[Community-service] Discussion starter
Ashley Bramlett
bookwormahb at earthlink.net
Mon Apr 24 18:36:07 UTC 2017
Darian,
I agree. When I think of doing community service, I think of helping the
community, something that benefits society; of course volunteering one on
one benefits the individual directly, but because we improve his/her well
being, we improve society.
I volunteer now for a senior center once a month where I put on music
appreciation presentations.
If I help just within the blind sphere or in NFB, its important, and its
volunteering, but somehow I don't see that as community service.
There is so much else to me than legal blindness.
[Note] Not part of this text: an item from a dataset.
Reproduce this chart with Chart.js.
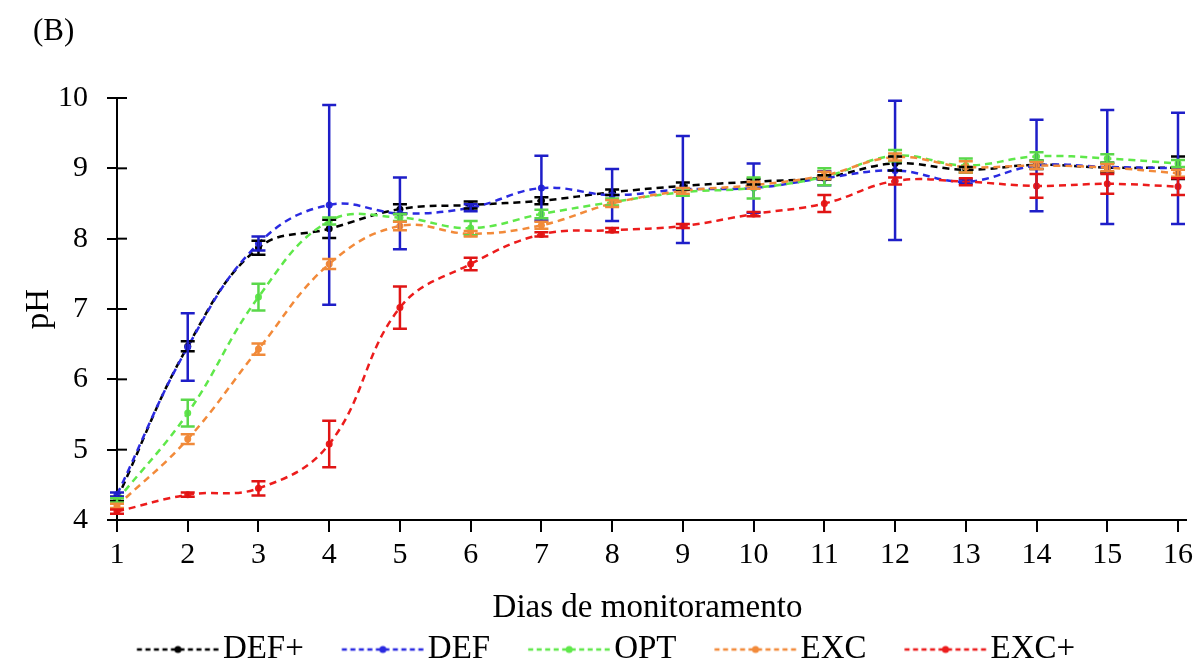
<!DOCTYPE html>
<html>
<head>
<meta charset="utf-8">
<script src="https://cdn.jsdelivr.net/npm/chart.js@4"></script>
<style>
    body { margin: 0; background: #fff; }
    #wrap { width: 1198px; height: 666px; position: relative; }
</style>
</head>
<body>
<div id="wrap"><canvas id="phChart"></canvas></div>
<script>
// Data
const days = ['1', '2', '3', '4', '5', '6', '7', '8', '9', '10', '11', '12', '13', '14', '15', '16'];
const yTicks = [4, 5, 6, 7, 8, 9, 10];

const defPlus = [4.3, 6.47, 7.87, 8.14, 8.42, 8.48, 8.54, 8.66, 8.75, 8.81, 8.87, 9.07, 8.98, 9.05, 9.01, 9.01];
const defPlusErr = [0.03, 0.07, 0.1, 0.13, 0.07, 0.05, 0.05, 0.04, 0.05, 0.04, 0.03, 0.1, 0.04, 0.06, 0.07, 0.16];

const def = [4.36, 6.46, 7.93, 8.48, 8.36, 8.44, 8.72, 8.62, 8.7, 8.72, 8.86, 8.97, 8.81, 9.04, 9.02, 9.0];
const defErr = [0.03, 0.48, 0.1, 1.42, 0.51, 0.05, 0.46, 0.37, 0.76, 0.35, 0.1, 0.99, 0.03, 0.65, 0.81, 0.79];

const opt = [4.28, 5.52, 7.17, 8.25, 8.3, 8.15, 8.35, 8.52, 8.66, 8.72, 8.88, 9.18, 9.04, 9.17, 9.14, 9.07];
const optErr = [0.03, 0.19, 0.19, 0.05, 0.05, 0.1, 0.06, 0.05, 0.05, 0.15, 0.12, 0.08, 0.1, 0.06, 0.06, 0.05];

const exc = [4.2, 5.15, 6.43, 7.64, 8.18, 8.07, 8.19, 8.5, 8.68, 8.76, 8.9, 9.16, 9.02, 9.04, 9.01, 8.93];
const excErr = [0.03, 0.07, 0.08, 0.07, 0.06, 0.04, 0.05, 0.05, 0.04, 0.05, 0.05, 0.05, 0.08, 0.05, 0.05, 0.05];

const excPlus = [4.12, 4.36, 4.45, 5.08, 7.02, 7.64, 8.06, 8.12, 8.18, 8.35, 8.5, 8.82, 8.81, 8.75, 8.78, 8.74];
const excPlusErr = [0.03, 0.03, 0.1, 0.33, 0.3, 0.09, 0.03, 0.03, 0.03, 0.03, 0.12, 0.05, 0.05, 0.17, 0.14, 0.12];

const seriesNames = ['DEF+', 'DEF', 'OPT', 'EXC', 'EXC+'];
const seriesValues = [defPlus, def, opt, exc, excPlus];
const seriesErrors = [defPlusErr, defErr, optErr, excErr, excPlusErr];
const lineColors = ['#000000', '#2a2ae0', '#5fe84a', '#f28a3a', '#ec1c1c'];
const barColors = ['#000000', '#1e1ec8', '#5ad84a', '#f08a3a', '#e01414'];

const serif = "'Liberation Serif', 'Times New Roman', serif";

// legend icon: short dashed line with a dot in the middle
const makeIcon = (color) => {
    const c = document.createElement('canvas');
    c.width = 130;
    c.height = 14;
    const g = c.getContext('2d');
    const x0 = 47.25;
    g.strokeStyle = color;
    g.lineWidth = 2.5;
    g.setLineDash([5, 3.5]);
    g.beginPath();
    g.moveTo(x0, 7);
    g.lineTo(x0 + 82, 7);
    g.stroke();
    g.fillStyle = color;
    g.beginPath();
    g.arc(x0 + 41, 7, 3.5, 0, Math.PI * 2);
    g.fill();
    return c;
};
const legendIcons = lineColors.map(makeIcon);

// error bars drawn from the y scale
const errorBars = {
    id: 'errorBars',
    afterDatasetsDraw(chart) {
        const { ctx } = chart;
        const yScale = chart.scales.y;
        chart.data.datasets.forEach((ds, di) => {
            const meta = chart.getDatasetMeta(di);
            ctx.save();
            ctx.strokeStyle = barColors[di];
            ctx.lineWidth = 2.5;
            meta.data.forEach((pt, i) => {
                const v = ds.data[i];
                const e = seriesErrors[di][i];
                const top = yScale.getPixelForValue(v + e);
                const bot = yScale.getPixelForValue(v - e);
                ctx.beginPath();
                ctx.moveTo(pt.x, top);
                ctx.lineTo(pt.x, bot);
                ctx.moveTo(pt.x - 7, top);
                ctx.lineTo(pt.x + 7, top);
                ctx.moveTo(pt.x - 7, bot);
                ctx.lineTo(pt.x + 7, bot);
                ctx.stroke();
            });
            ctx.restore();
        });
    },
};

// y ticks cross the axis: draw the inner half, and run the x axis a bit past 16
const axisExtras = {
    id: 'axisExtras',
    afterDraw(chart) {
        const { ctx, chartArea } = chart;
        const yScale = chart.scales.y;
        ctx.save();
        ctx.strokeStyle = '#000';
        ctx.lineWidth = 2;
        yTicks.forEach((t) => {
            const y = yScale.getPixelForValue(t);
            ctx.beginPath();
            ctx.moveTo(chartArea.left, y);
            ctx.lineTo(chartArea.left + 10, y);
            ctx.stroke();
        });
        ctx.beginPath();
        ctx.moveTo(chartArea.right, chartArea.bottom);
        ctx.lineTo(chartArea.right + 9, chartArea.bottom);
        ctx.stroke();
        ctx.restore();
    },
};

const panelLabel = {
    id: 'panelLabel',
    afterDraw(chart) {
        const { ctx } = chart;
        ctx.save();
        ctx.font = `31px ${serif}`;
        ctx.fillStyle = '#000';
        ctx.textBaseline = 'alphabetic';
        ctx.fillText('(B)', 33, 40);
        ctx.restore();
    },
};

const ctx = document.getElementById('phChart').getContext('2d');

// eslint-disable-next-line no-new
new Chart(ctx, {
    type: 'line',
    data: {
        labels: days,
        datasets: seriesNames.map((name, index) => ({
            label: name,
            data: seriesValues[index],
            borderColor: lineColors[index],
            backgroundColor: lineColors[index],
            pointBackgroundColor: lineColors[index],
            pointBorderWidth: 0,
            pointRadius: 3.5,
            borderWidth: 2.5,
            borderDash: [7, 5],
            tension: 0.4,
            fill: false,
            order: seriesNames.length - index,
        })),
    },
    options: {
        responsive: true,
        maintainAspectRatio: false,
        animation: false,
        layout: {
            padding: { top: 98, left: 0, right: 20, bottom: -10 },
        },
        plugins: {
            tooltip: { enabled: false },
            legend: {
                position: 'bottom',
                labels: {
                    usePointStyle: true,
                    pointStyleWidth: 103.5,
                    padding: 4,
                    color: '#000',
                    font: { family: serif, size: 33 },
                    sort: (a, b) => a.datasetIndex - b.datasetIndex,
                    generateLabels: (chart) => Chart.defaults.plugins.legend.labels.generateLabels(chart)
                        .map((item) => ({ ...item, pointStyle: legendIcons[item.datasetIndex] })),
                },
            },
        },
        scales: {
            x: {
                type: 'category',
                offset: false,
                border: { display: true, color: '#000', width: 2 },
                grid: { drawOnChartArea: false, drawTicks: true, tickLength: 12, color: '#000', lineWidth: 2 },
                ticks: {
                    color: '#000',
                    padding: 5,
                    maxRotation: 0,
                    autoSkip: false,
                    font: { family: serif, size: 30 },
                },
                title: {
                    display: true,
                    text: 'Dias de monitoramento',
                    color: '#000',
                    font: { family: serif, size: 33 },
                    padding: { top: 0, bottom: 1 },
                },
                afterFit: (scale) => { scale.height = 109; },
            },
            y: {
                min: 4,
                max: 10,
                border: { display: true, color: '#000', width: 2 },
                grid: { drawOnChartArea: false, drawTicks: true, tickLength: 10, color: '#000', lineWidth: 2 },
                afterBuildTicks: (scale) => { scale.ticks = yTicks.map((v) => ({ value: v })); },
                ticks: {
                    color: '#000',
                    padding: 19,
                    font: { family: serif, size: 30 },
                },
                title: {
                    display: true,
                    text: 'pH',
                    color: '#000',
                    font: { family: serif, size: 33 },
                    padding: { top: 20, bottom: 0 },
                },
                afterFit: (scale) => { scale.width = 117; },
            },
        },
    },
    plugins: [errorBars, axisExtras, panelLabel],
});
</script>
</body>
</html>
I don't put affiliation or volunteer service for NFB or anything blindness
related on my resume or cover letters. I do, however, put my other service
work down. I want people to see me as a person who can benefit society, not
someone just receiving charity or handouts. I want to show case my skills
and talents not my eye condition. So, blindness stuff is not put on resumes,
applications whether for school, employment or other volunteer service.
You are so right in saying that society believes the only good we can
perform is within our own sphere, helping others who are blind. I hear that
all the time from my family.
I do not agree and feel I can compete and do work within the larger
community who is not disabled.
Ashley
-----Original Message-----
From: Darian Smith, President,National Federation of the Blind Community
Service Division viaCommunity-Service
Sent: Monday, April 24, 2017 2:08 PM
To: Community Service Discussion List
Cc: Darian Smith, President,National Federation of the Blind Community
Service Division
Subject: [Community-service] Discussion starter
Hi all,
Just figured I would put this out there to get some debate going.
In a general sense, the definition of community service can basically be
boiled down to doing something for the benefit of a group of persons.
In the NFB, we might consider community service as anything we can do for
the benefit of blind people, both within our membership and outside of it.
In the Community Service Division, we tend to look at community service as a
thing that a blind person might do that would benefit the larger community,
not just other blind folks.
We believe this distinction is important to make because often society
believes that the only way that a blind person can do good is if they are
doing that good within the bounds of blindness and the blind community.
Do you agree with this assertion? Disagree? why or why not?